According to technology executives at Wall Street firms, campus recruiting at the top universities in computer science, engineering and other technology-related majors has become increasingly important for building a leading-edge investment banking firm. With the rise of social media, mobile apps and other innovative technologies, firms are looking to the colleges as a rich source of young IT talent. When the newly recruited Chief Technology Officer recently joined Blackstone Group, the specialist in private equity and alternative asset management advisory, one of his first initiatives was to start on-campus recruiting program by targeting leading technology schools such as Carnegie Mellon, Rensselear Polytechnic Institute, University of Pennsylvania and Stevens Institute of Technology.
While investment banking firms continue to hire more experienced professionals, hiring newly minted graduates has its advantages. New hires are not encumbered by the old ways of doing things, as they bring in fresh ways of thinking. Wall Street firms are not confining their search to only the top schools. They feel rather than hiring the bottom of the class at the top schools, it’s logical to hire the top of the class at the second-tier engineering schools.

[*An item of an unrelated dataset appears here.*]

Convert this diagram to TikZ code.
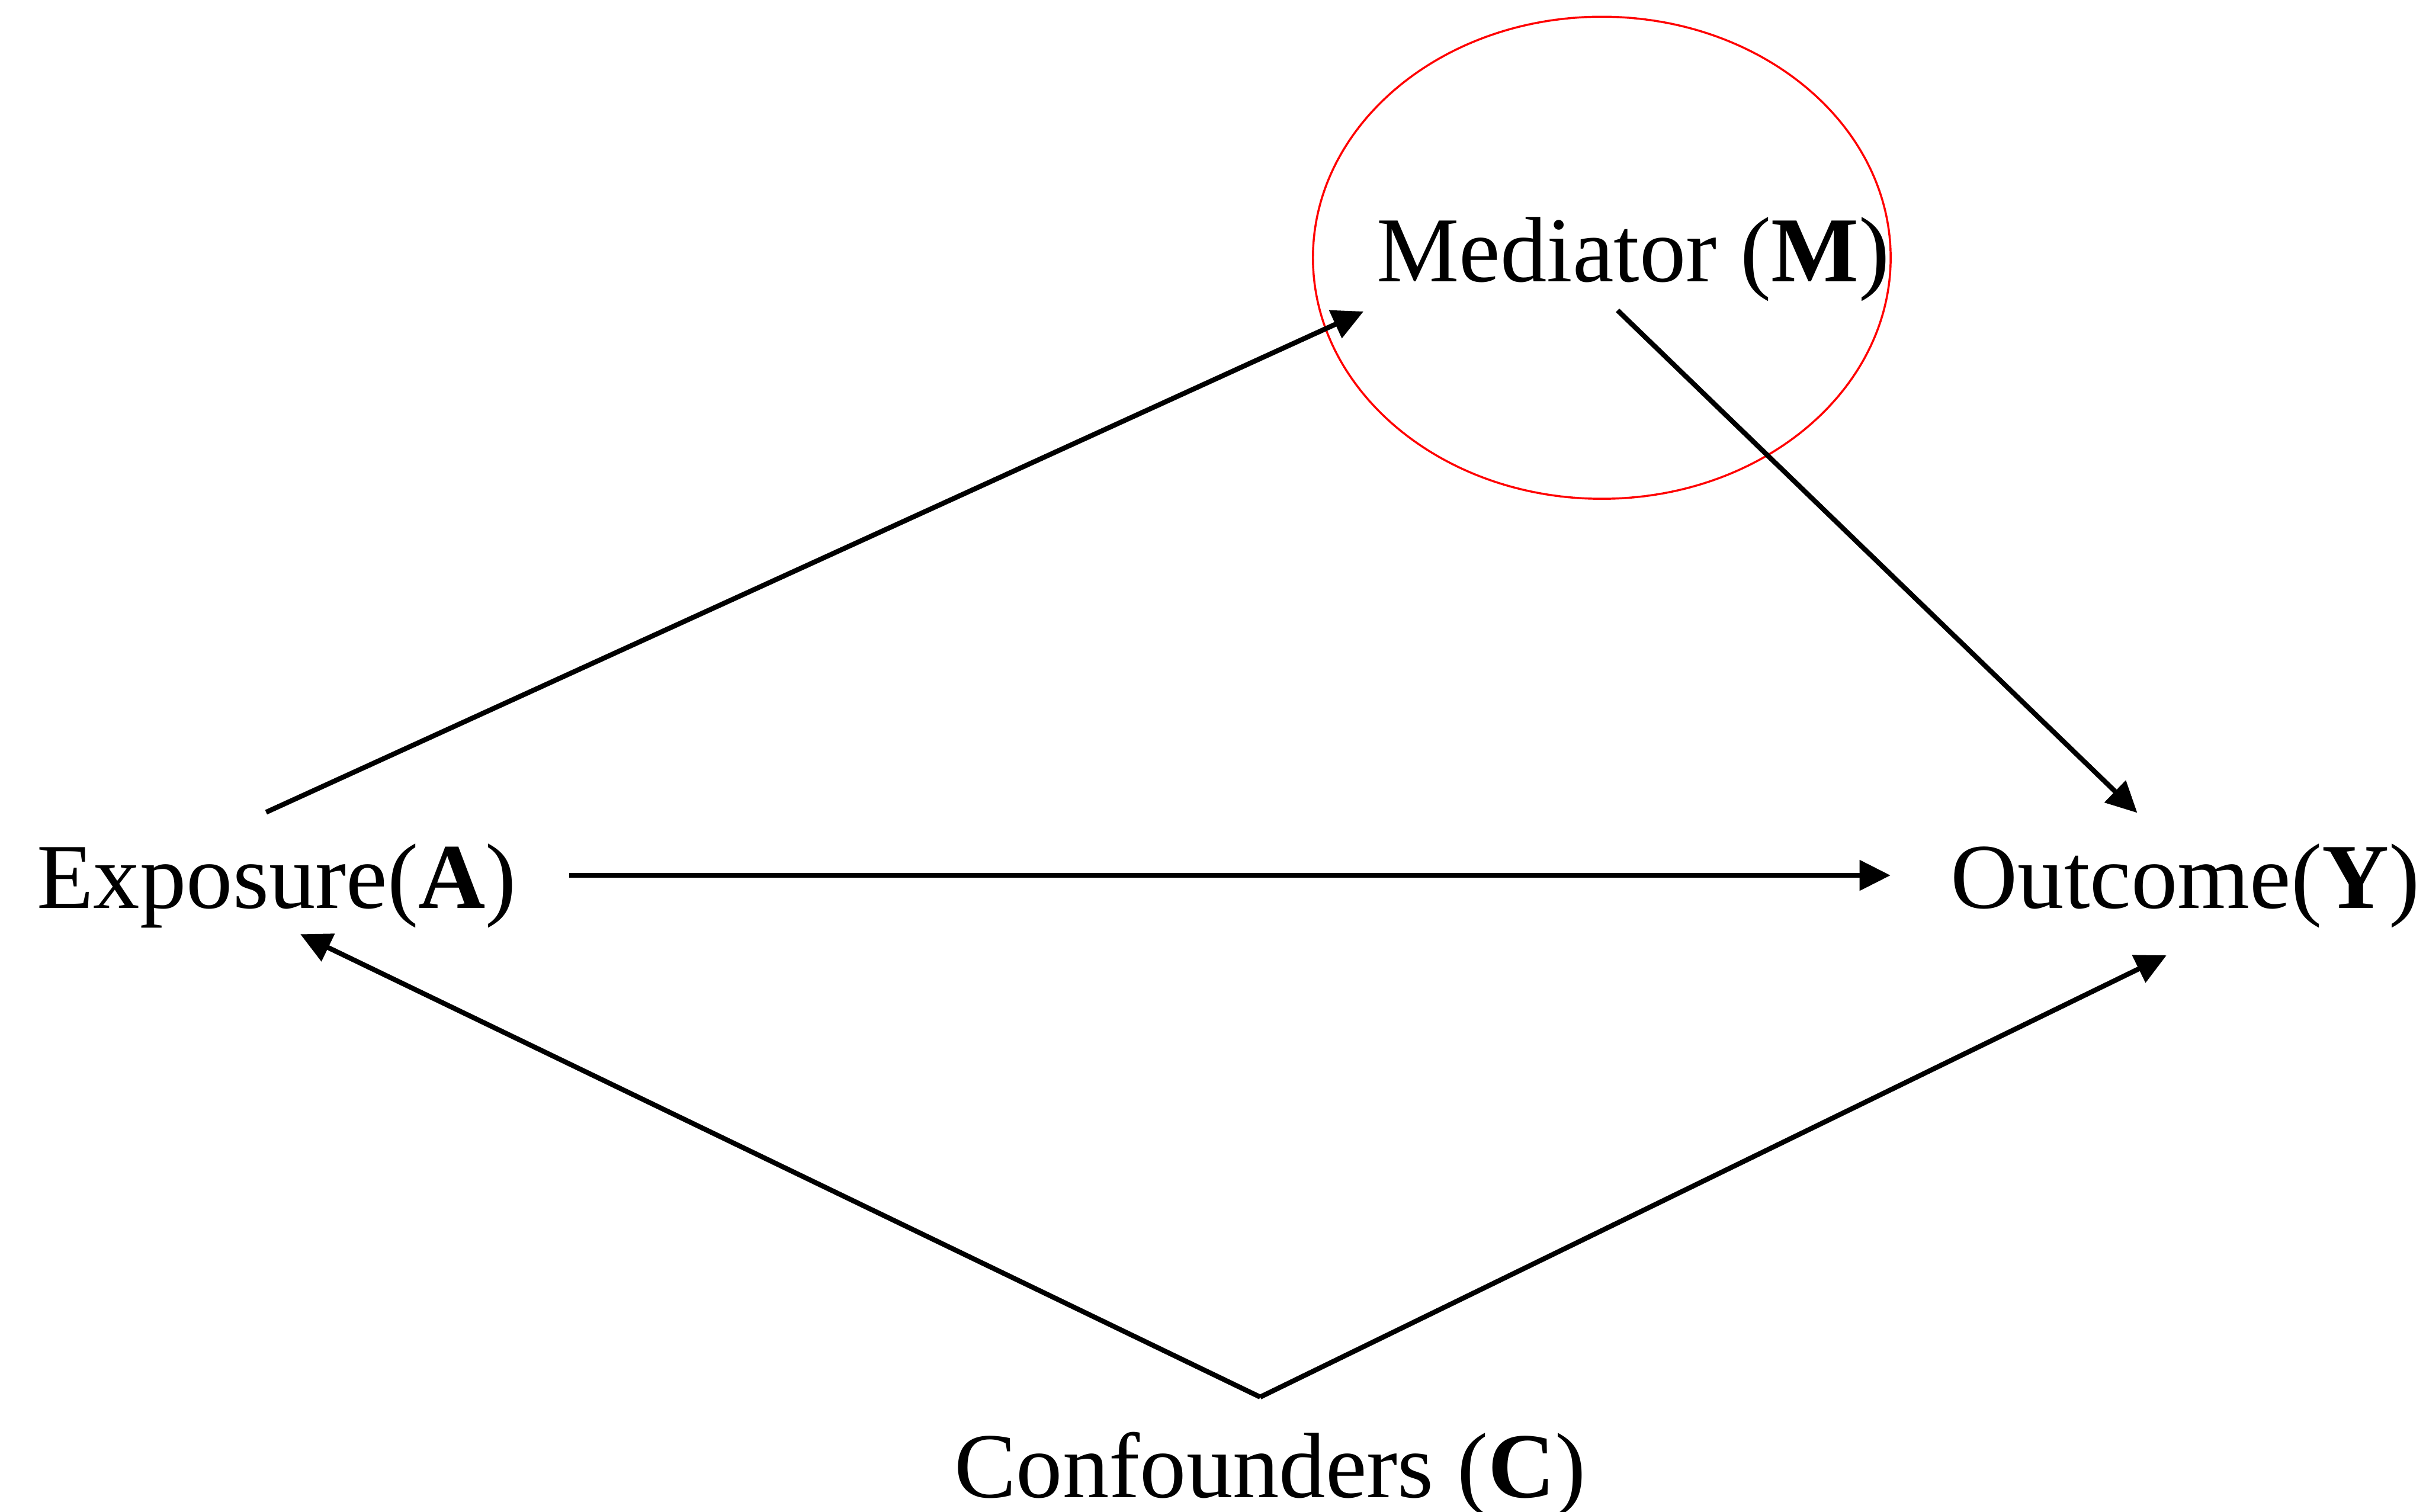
\documentclass[tikz,border=0pt]{standalone}
\usepackage{fontspec}
\setmainfont{Liberation Serif}
\usetikzlibrary{arrows.meta}
\begin{document}
\begin{tikzpicture}[x=0.25pt,y=-0.25pt,
  lab/.style={inner sep=0pt,anchor=base west,font=\fontsize{15}{18}\selectfont},
  conn/.style={line width=0.8pt,-{Triangle[length=5pt,width=4.8pt]}},
  plainconn/.style={line width=0.8pt}]
\useasboundingbox (0,0) rectangle (1568,977);
% ellipse around mediator
\draw[red,line width=0.33pt] (1035.3,166.6) ellipse [x radius=186.7, y radius=155.8];
% labels
\node[lab] (M) at (889,182) {Mediator (\textbf{M})};
\node[lab] (A) at (23,587) {Exposure(\textbf{A})};
\node[lab] (Y) at (1260,587) {Outcome(\textbf{Y})};
\node[lab] (C) at (616,968) {Confounders (\textbf{C})};
% connector endpoints
\coordinate (amS) at (172,525);
\coordinate (amT) at (881.3,201.3);
\coordinate (myS) at (1045.5,200.6);
\coordinate (myT) at (1381.4,525.4);
\coordinate (ayS) at (368,565.8);
\coordinate (ayT) at (1221.9,565.8);
\coordinate (capex) at (814.5,903);
\coordinate (caT) at (194.1,603.8);
\coordinate (cyT) at (1400.3,617.5);
% connectors
\draw[conn] (amS) -- (amT);
\draw[conn] (myS) -- (myT);
\draw[conn] (ayS) -- (ayT);
\draw[conn] (capex) -- (caT);
\draw[conn] (capex) -- (cyT);
\end{tikzpicture}
\end{document}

Companies like Sapient Global Markets, a provider of consulting services to the capital markets and commodities organizations, feel that in the wake of the dot-com bust in 2000, fewer of the top students pursue the computer science major. Hence Sapient hires from a broader population of majors.
Code vs Culture
Several Wall Street CIOs downplayed the importance of knowing a specific computer language, contending that the students with the right aptitude can learn on the job. Regardless of what degree they earn, or where they earn it, graduates must have certain skills to join Wall Street IT organizations. While capital markets CIOs and CTOs typically want IT candidates to know specific languages such as Java and C++, the so-called hard IT skills are not the only sought-after skills. Today, with the emphasis on collaboration and team and fitting into a firm’s culture, the so-called soft skills are gaining greater attention.

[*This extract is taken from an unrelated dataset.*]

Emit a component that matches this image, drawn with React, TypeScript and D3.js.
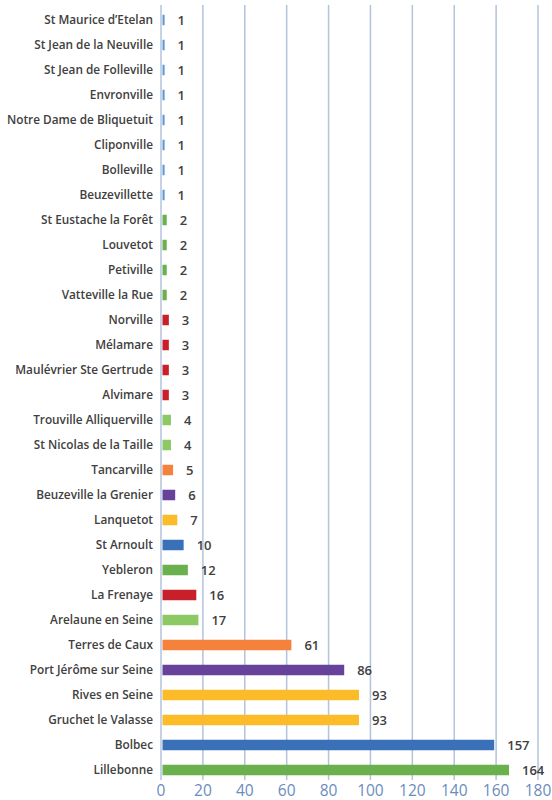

Sapient feels that while Java and Microsoft .NET are “hot” languages, anyone with a visualization background and familiarity with apps and interfaces is a potential hire. Sapient even hired English majors who have the right aptitude to learn with fantastic people skills.
A few leading investment banking firms have started borrowing a page from Google and Silicon Valley companies testing candidates’ aptitude by asking them case-type questions and logical questions to gauge how they troubleshoot and solve problems.
Thus despite the view that the U.S. economy is sluggish and it’s hard for new college graduates to get a job, financial services firms are hiring. In fact, top Investment Banking firms are reaching out to the elite colleges in a huge way to bring in the best and brightest graduates whom they can groom to fit their cultures.